Cette année, la  rubrique « Vues » évolue, puisque cette année nous avons décidé d’inclure non seulement des comptes-rendus d’expositions et d’événements culturels à travers les yeux de nos contributeur·rices, mais aussi des textes à propos de livres et de projets éditoriaux récents parus sur le territoire que nous couvrons. Enfin, la contribution de Johana Blanc pour la rubrique « Cher-x-e », accueillant des propositions d’auteur·rices sous forme épistolaire, s’inspire de la forme de la conversation WhatsApp pour raconter l’histoire d’un harcèlement sur le lieu de travail – un sujet que trop de travailleur·euses de l’art malheureusement connaissent. 
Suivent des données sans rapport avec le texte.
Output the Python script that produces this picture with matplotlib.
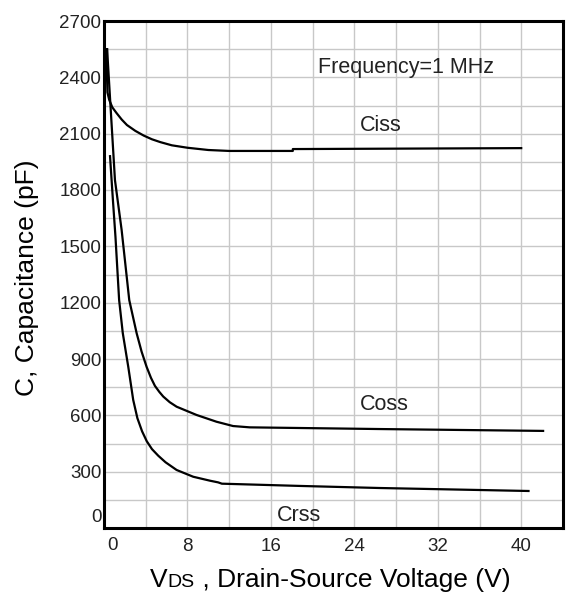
import matplotlib
matplotlib.use("Agg")
import matplotlib.pyplot as plt
from matplotlib.offsetbox import TextArea, HPacker, AnnotationBbox

plt.rcParams['font.family'] = ['Liberation Sans', 'DejaVu Sans']

# ---- data ----
ciss_v = [0.29, 0.29, 0.33, 0.5, 0.8, 1.2, 1.7, 2.2, 3.0, 3.8, 4.6, 5.4, 6.5, 8.0, 10.0, 12.0, 18.1, 18.1, 40.1]
ciss_c = [2556, 2400, 2320, 2280, 2240, 2210, 2175, 2146, 2115, 2090, 2070, 2055, 2038, 2025, 2013, 2008, 2008, 2018, 2023]

coss_v = [0.29, 1.05, 1.69, 2.42, 3.13, 3.6, 4.08, 4.5, 4.88, 5.3, 5.68, 6.3, 6.96, 8.87, 10.78, 12.37, 13.97, 26.4, 42.2]
coss_c = [2556, 1853, 1587, 1214, 1037, 940, 859, 800, 757, 725, 700, 670, 646, 602, 566, 543, 536, 527, 517]

crss_v = [0.57, 0.85, 1.1, 1.45, 1.8, 2.33, 2.8, 3.2, 3.65, 4.1, 4.6, 5.2, 5.9, 6.96, 8.55, 10.15, 10.94, 11.3, 18.8, 26.4, 40.8]
crss_c = [1986, 1750, 1550, 1214, 1038, 857, 682, 585, 515, 462, 420, 385, 350, 309, 273, 252, 243, 236, 224, 213, 197]

x_ticks = [0, 8, 16, 24, 32, 40]
y_ticks = [0, 300, 600, 900, 1200, 1500, 1800, 2100, 2400, 2700]

fig = plt.figure(figsize=(5.72, 5.99), dpi=100)
ax = fig.add_axes([104/572, 71/599, 459/572, 507/599])

ax.set_xlim(0, 44)
ax.set_ylim(0, 2700)

# grid
for gx in range(4, 44, 4):
    ax.axvline(gx, color='#c8c8c8', lw=1.0, zorder=0)
for gy in range(150, 2700, 150):
    ax.axhline(gy, color='#c8c8c8', lw=1.0, zorder=0)

lw = 1.6
for v, c in ((ciss_v, ciss_c), (coss_v, coss_c), (crss_v, crss_c)):
    ax.plot(v, c, color='black', lw=lw, solid_capstyle='butt', solid_joinstyle='round')

ax.set_xticks(x_ticks)
ax.set_yticks(y_ticks)
ax.set_xticklabels([''] + [str(t) for t in x_ticks[1:]])
ax.set_yticklabels([''] + [str(t) for t in y_ticks[1:]])
ax.tick_params(length=0, labelsize=13.5, colors='#222222')
ax.tick_params(axis='x', pad=7)
ax.tick_params(axis='y', pad=2)

# offset "0" labels as in reference
ax.annotate('0', xy=(0, 0), xycoords='data', xytext=(8, -17),
            textcoords='offset pixels', ha='center', va='center', fontsize=13.5, color='#222222',
            annotation_clip=False)
ax.annotate('0', xy=(0, 0), xycoords='data', xytext=(-2, 11),
            textcoords='offset pixels', ha='right', va='center', fontsize=13.5, color='#222222',
            annotation_clip=False)

for s in ax.spines.values():
    s.set_linewidth(2.2)
    s.set_color('black')

# annotations
ax.text(20.5, 2455, 'Frequency=1 MHz', fontsize=15.5, va='center', ha='left', color='#222222')
ax.text(24.5, 2146, 'Ciss', fontsize=15.5, va='center', ha='left', color='#222222')
ax.text(24.5, 660, 'Coss', fontsize=15.5, va='center', ha='left', color='#222222')
ax.text(16.6, 69, 'Crss', fontsize=15.5, va='center', ha='left', color='#222222')

# y label
fig.text(27/572, 1 - 278/599, 'C, Capacitance (pF)', rotation=90, fontsize=19,
         ha='center', va='center')

# x label with small "DS"
p = HPacker(children=[TextArea('V', textprops=dict(fontsize=19)),
                      TextArea('DS', textprops=dict(fontsize=14)),
                      TextArea(' , Drain-Source Voltage (V)', textprops=dict(fontsize=19))],
            align='baseline', pad=0, sep=0)
ab = AnnotationBbox(p, (330/572, 19/599), xycoords='figure fraction', frameon=False,
                    box_alignment=(0.5, 0.5), pad=0)
fig.add_artist(ab)

fig.savefig('out.png', dpi=100)
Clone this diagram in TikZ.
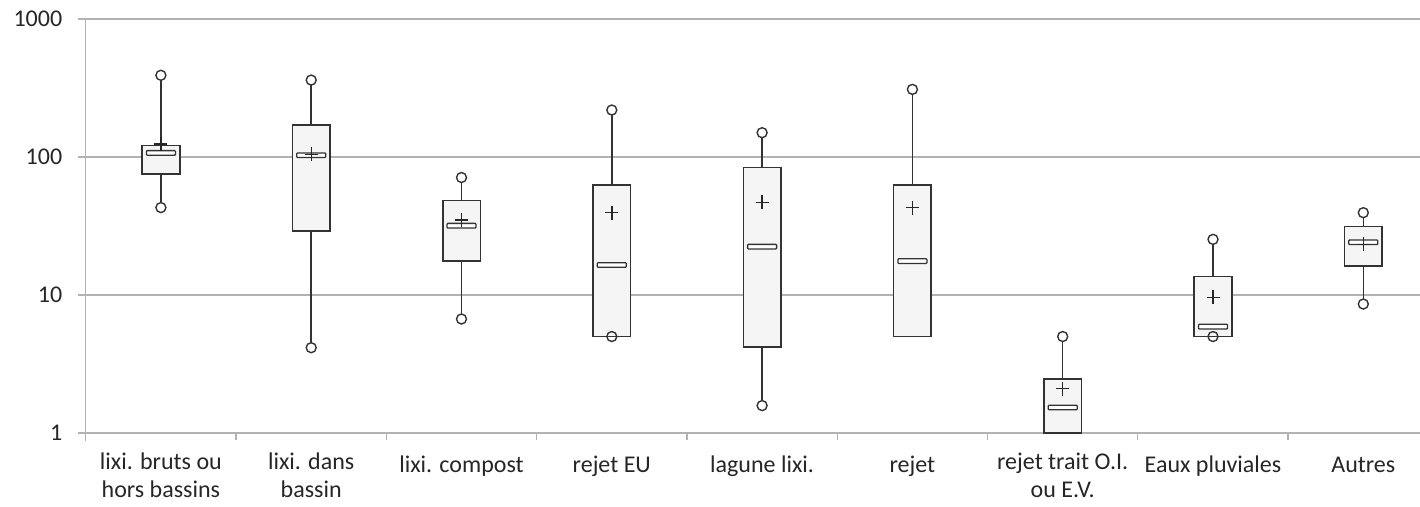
\documentclass[tikz,border=0pt]{standalone}
\usepackage{fontspec}
\setmainfont{Carlito}

\tikzset{
  grid line/.style={draw=black!30, line width=1.5pt},
  tick mark/.style={draw=black!30, line width=1.3pt},
  whisker/.style={draw=black!80, line width=1.5pt},
  box body/.style={draw=black!80, fill=black!4, line width=1.6pt},
  median bar/.style={draw=black!80, fill=white, line width=1.3pt, rounded corners=0.8pt},
  mean mark/.style={draw=black!85, line width=1.4pt},
  end circle/.style={draw=black!80, line width=1.4pt},
  cat label/.style={font=\fontsize{24}{28.3}\selectfont, text=black!85, align=center,
    anchor=north, inner sep=0pt, execute at begin node=\strut},
  val label/.style={font=\fontsize{24}{28.3}\selectfont, text=black!85, anchor=east}
}

\begin{document}
\begin{tikzpicture}[x=1pt, y=1pt, declare function={ly(\v)=138*log10(\v);}]
  \useasboundingbox (-85.7,-73) rectangle (1334.3,433);

  % grid and axes
  \foreach \e in {1,2,3}
    \draw[grid line] (-7.7,{138*\e}) -- (1334.3,{138*\e});
  \draw[grid line] (-7.7,0) -- (1334.3,0);
  \draw[grid line] (0,414) -- (0,-8);
  \foreach \i in {1,...,8}
    \draw[tick mark] ({150.3*\i},0) -- ({150.3*\i},-7);

  % value labels
  \foreach \e/\txt in {0/1, 1/10, 2/100, 3/1000}
    \node[val label] (val\e) at (-20,{138*\e}) {\txt};

  % boxes: x / min / q1 / median / q3 / max / mean / low circle
  \foreach \x/\lo/\qa/\md/\qb/\hi/\mn/\lc in {
      75.2/43/75/107/121/391/124/1,
      225.5/4.15/29/103/171/361/104.5/1,
      375.8/6.7/17.6/31.8/48.5/71/35/1,
      526.1/5/5/16.5/62.4/219/39.5/1,
      676.4/1.58/4.2/22.4/84/150/47/1,
      826.7/5/5/17.6/62.4/309/43/0,
      977/1/1/1.53/2.46/5/2.1/0,
      1127.3/5/5/5.9/13.6/25.3/9.6/1,
      1277.6/8.6/16.3/24.1/31.3/39.5/23.3/1} {
    \draw[whisker] (\x,{ly(\qb)}) -- (\x,{ly(\hi)-5});
    \draw[whisker] (\x,{ly(\qa)}) -- (\x,{ly(\lo)+5});
    \draw[box body] ({\x-18.8},{ly(\qa)}) rectangle ({\x+18.8},{ly(\qb)});
    \draw[median bar] ({\x-14.5},{ly(\md)-2.3}) rectangle ({\x+14.5},{ly(\md)+2.3});
    \draw[mean mark] ({\x-6.5},{ly(\mn)}) -- ({\x+6.5},{ly(\mn)})
                     (\x,{ly(\mn)-7}) -- (\x,{ly(\mn)+7});
    \draw[end circle] (\x,{ly(\hi)}) circle (5);
    \ifnum\lc=1
      \draw[end circle] (\x,{ly(\lo)}) circle (5);
    \fi
  }

  % category labels
  \foreach \x/\txt [count=\i] in {
      75.2/{lixi. bruts ou\\hors bassins},
      225.5/{lixi. dans\\bassin},
      375.8/{lixi. compost},
      526.1/{rejet EU},
      676.4/{lagune lixi.},
      826.7/{rejet},
      977/{rejet trait O.I.\\ou E.V.},
      1127.3/{Eaux pluviales},
      1277.6/{Autres}}
    \node[cat label] (cat\i) at (\x,-19.5) {\txt};
\end{tikzpicture}
\end{document}
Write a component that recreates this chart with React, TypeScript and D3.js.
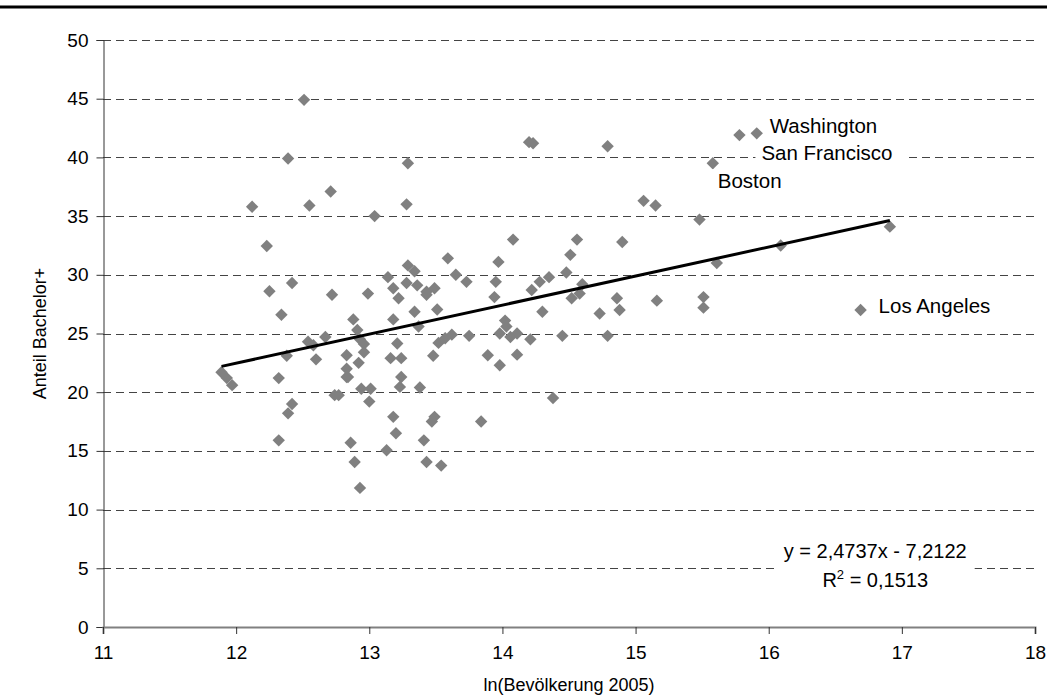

La belle revue 14 est donc à parcourir comme une enquête, à la manière d’un jeu de Cluedo, qui viendrait refléter une recherche de la vérité. Face à la façade rose d’une architecture ambiguë, les lecteur·ices sont invité·es à une déambulation à travers une myriade d’espaces et d’objets qui détiennent et dissimulent un certain nombre d’informations. Ceux-ci sont ponctués de textes à considérer comme autant de fenêtres, qui offrent, dans l’ensemble, la possibilité d’une éventuelle mise à nu.